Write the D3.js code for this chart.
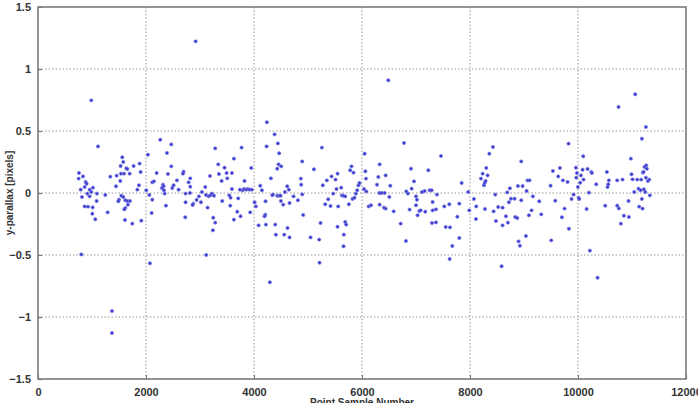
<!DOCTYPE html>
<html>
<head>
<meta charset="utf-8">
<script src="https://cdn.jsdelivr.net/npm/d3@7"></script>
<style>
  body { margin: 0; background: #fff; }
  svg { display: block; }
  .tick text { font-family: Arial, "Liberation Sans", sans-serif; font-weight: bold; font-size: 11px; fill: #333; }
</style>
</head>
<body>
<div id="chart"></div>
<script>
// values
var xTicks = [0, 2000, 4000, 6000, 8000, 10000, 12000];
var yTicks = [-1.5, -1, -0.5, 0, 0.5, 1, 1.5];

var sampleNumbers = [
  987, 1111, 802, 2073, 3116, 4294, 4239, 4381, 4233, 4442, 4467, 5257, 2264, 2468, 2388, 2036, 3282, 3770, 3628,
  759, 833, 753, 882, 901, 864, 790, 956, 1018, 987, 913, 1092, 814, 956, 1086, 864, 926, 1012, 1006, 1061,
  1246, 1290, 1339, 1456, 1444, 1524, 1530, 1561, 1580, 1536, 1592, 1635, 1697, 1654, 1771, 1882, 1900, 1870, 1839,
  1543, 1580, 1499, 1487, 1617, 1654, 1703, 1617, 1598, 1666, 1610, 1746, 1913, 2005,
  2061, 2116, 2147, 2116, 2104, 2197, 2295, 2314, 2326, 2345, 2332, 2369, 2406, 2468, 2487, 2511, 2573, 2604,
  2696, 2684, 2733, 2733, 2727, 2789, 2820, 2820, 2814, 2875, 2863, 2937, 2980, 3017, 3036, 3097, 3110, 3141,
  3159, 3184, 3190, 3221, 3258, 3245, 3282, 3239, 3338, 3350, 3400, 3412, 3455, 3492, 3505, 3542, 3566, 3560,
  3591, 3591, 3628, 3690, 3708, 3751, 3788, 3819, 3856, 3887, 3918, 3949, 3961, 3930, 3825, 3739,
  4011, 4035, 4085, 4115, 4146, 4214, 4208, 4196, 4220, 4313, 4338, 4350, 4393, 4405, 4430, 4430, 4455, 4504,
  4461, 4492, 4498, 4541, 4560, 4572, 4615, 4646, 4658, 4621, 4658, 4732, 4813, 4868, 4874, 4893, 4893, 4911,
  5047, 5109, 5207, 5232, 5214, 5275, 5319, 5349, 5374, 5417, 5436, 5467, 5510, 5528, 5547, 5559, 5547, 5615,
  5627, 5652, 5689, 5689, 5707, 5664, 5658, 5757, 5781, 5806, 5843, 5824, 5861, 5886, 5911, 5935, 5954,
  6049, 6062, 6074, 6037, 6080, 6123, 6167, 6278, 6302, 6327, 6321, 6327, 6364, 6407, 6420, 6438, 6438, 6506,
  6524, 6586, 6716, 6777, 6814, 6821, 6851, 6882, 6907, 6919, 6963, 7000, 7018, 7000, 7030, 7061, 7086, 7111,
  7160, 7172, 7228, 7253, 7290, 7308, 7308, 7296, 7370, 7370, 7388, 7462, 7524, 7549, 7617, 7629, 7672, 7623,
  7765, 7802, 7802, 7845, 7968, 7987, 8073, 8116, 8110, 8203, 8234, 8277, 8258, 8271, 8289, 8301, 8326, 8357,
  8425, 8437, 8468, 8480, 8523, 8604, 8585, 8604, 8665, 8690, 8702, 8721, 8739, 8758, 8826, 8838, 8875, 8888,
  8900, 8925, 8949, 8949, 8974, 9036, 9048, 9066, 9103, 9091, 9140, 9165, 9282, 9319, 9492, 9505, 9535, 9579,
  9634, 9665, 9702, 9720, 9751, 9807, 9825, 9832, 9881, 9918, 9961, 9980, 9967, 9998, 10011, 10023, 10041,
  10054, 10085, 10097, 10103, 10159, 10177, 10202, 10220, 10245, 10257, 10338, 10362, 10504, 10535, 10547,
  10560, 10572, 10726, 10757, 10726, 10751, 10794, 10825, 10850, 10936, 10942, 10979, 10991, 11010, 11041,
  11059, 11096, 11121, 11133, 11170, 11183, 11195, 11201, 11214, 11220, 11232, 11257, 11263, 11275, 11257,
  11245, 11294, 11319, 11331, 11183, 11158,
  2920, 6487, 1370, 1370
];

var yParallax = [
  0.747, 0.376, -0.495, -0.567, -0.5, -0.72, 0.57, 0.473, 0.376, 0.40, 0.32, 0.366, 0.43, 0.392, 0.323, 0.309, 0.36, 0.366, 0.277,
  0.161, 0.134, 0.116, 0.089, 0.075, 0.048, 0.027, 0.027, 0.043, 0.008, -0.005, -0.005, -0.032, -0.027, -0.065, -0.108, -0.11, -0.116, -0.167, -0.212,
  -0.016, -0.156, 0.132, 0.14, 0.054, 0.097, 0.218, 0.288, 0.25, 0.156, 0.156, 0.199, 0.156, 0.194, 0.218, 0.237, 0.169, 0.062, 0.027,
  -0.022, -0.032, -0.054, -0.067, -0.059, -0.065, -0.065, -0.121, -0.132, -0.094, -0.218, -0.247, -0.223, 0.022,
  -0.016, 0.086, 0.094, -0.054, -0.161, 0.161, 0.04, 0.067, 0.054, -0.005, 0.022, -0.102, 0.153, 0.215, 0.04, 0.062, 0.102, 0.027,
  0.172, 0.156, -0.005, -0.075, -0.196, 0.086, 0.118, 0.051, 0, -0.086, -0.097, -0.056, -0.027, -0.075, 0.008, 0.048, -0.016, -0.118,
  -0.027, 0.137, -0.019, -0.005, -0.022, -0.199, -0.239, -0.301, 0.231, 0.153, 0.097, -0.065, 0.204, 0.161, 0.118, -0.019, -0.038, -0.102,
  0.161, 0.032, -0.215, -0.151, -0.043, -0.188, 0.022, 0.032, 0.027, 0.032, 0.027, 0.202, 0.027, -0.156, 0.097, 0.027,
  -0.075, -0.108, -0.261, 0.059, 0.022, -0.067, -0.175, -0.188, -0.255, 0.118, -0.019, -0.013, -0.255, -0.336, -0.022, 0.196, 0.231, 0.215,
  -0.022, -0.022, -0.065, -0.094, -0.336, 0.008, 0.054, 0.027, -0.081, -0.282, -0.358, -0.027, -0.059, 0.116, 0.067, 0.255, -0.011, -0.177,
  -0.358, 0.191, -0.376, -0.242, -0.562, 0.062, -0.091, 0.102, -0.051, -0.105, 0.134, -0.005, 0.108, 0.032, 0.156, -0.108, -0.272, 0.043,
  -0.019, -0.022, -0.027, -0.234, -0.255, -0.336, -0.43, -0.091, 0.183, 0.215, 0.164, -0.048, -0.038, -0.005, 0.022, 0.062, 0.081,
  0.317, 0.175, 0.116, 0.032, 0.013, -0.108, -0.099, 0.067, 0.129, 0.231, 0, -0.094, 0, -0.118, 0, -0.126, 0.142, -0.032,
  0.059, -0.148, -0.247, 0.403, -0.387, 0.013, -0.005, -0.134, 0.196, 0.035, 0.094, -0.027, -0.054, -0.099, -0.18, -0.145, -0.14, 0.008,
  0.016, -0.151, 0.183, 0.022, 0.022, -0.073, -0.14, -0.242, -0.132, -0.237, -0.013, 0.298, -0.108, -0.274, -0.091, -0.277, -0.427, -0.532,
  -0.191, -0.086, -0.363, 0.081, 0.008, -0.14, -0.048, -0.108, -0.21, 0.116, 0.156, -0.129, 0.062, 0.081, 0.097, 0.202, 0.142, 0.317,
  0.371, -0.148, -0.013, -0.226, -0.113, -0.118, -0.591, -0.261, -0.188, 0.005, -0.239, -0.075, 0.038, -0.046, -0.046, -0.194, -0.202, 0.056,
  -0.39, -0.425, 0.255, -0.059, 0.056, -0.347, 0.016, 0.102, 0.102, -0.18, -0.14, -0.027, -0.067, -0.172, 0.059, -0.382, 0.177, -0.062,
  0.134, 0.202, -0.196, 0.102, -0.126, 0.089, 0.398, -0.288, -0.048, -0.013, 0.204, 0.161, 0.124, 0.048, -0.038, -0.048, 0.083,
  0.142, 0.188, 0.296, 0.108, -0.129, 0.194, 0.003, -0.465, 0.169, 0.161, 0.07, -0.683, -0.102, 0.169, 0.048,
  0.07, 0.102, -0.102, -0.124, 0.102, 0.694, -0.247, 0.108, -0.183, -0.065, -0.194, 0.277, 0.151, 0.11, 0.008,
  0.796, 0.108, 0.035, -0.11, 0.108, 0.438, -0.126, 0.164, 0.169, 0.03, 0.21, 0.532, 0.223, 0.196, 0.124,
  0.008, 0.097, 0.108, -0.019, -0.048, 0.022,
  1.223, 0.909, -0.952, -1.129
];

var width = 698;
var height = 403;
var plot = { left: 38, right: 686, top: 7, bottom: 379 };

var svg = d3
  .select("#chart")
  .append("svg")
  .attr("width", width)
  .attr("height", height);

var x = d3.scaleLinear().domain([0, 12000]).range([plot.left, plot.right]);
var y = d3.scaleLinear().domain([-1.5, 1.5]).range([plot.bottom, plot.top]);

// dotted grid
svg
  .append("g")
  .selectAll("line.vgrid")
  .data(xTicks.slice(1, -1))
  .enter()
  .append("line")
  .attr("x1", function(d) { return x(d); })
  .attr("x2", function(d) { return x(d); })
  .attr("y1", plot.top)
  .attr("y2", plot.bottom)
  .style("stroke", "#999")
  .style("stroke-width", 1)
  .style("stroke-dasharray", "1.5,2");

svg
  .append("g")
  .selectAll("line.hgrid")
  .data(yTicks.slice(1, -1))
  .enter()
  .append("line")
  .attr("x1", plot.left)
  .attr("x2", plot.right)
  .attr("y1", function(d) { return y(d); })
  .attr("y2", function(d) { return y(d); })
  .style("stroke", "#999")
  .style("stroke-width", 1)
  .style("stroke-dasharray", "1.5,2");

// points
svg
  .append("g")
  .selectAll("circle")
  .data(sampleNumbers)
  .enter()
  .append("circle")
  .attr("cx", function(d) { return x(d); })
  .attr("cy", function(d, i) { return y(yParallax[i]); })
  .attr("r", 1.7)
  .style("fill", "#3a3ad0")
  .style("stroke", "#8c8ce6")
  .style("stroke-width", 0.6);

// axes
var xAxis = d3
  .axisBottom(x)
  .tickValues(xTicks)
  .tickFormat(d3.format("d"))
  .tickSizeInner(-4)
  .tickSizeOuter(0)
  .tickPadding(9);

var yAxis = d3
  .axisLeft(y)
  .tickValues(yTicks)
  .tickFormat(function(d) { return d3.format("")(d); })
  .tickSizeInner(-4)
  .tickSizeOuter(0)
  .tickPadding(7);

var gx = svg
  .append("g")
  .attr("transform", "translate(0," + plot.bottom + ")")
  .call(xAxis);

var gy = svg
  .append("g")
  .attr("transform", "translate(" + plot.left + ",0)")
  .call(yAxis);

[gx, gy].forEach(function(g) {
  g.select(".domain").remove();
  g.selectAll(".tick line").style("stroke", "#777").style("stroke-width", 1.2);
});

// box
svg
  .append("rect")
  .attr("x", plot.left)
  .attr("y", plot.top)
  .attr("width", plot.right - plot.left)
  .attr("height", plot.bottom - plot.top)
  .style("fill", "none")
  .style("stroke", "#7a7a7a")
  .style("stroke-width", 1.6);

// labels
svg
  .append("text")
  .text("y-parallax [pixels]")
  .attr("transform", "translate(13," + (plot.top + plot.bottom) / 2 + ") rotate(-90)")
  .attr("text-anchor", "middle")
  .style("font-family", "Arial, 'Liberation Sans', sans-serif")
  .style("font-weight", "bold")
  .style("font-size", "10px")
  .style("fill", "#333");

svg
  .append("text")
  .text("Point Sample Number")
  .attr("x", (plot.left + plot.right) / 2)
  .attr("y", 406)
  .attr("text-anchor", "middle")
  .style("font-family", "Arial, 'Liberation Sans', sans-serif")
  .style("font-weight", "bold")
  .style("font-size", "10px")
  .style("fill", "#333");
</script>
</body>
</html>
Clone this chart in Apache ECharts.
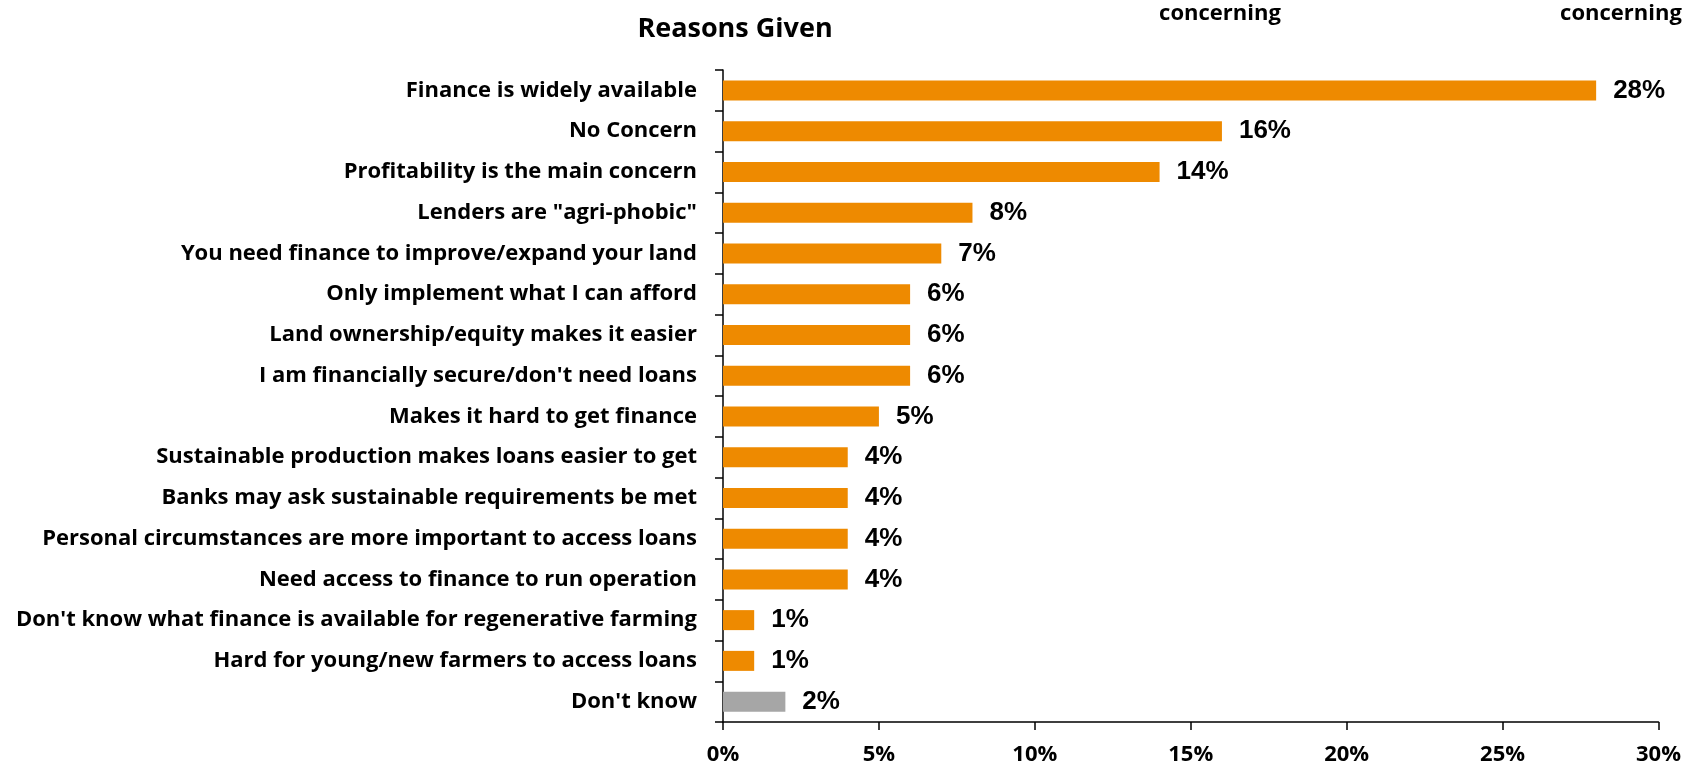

» **Exercise requirements**
Restate the lines of the records exactly, starting at the first and stopping after the line with "var yTicks = [-1.5, -1, -0.5, 0, 0.5, 1, 1.5];". Leave out any picture.

» **Full response**
Write the D3.js code for this chart.
<!DOCTYPE html>
<html>
<head>
<meta charset="utf-8">
<script src="https://cdn.jsdelivr.net/npm/d3@7"></script>
<style>
  body { margin: 0; background: #fff; }
  svg { display: block; }
  .tick text { font-family: Arial, "Liberation Sans", sans-serif; font-weight: bold; font-size: 11px; fill: #333; }
</style>
</head>
<body>
<div id="chart"></div>
<script>
// values
var xTicks = [0, 2000, 4000, 6000, 8000, 10000, 12000];
var yTicks = [-1.5, -1, -0.5, 0, 0.5, 1, 1.5];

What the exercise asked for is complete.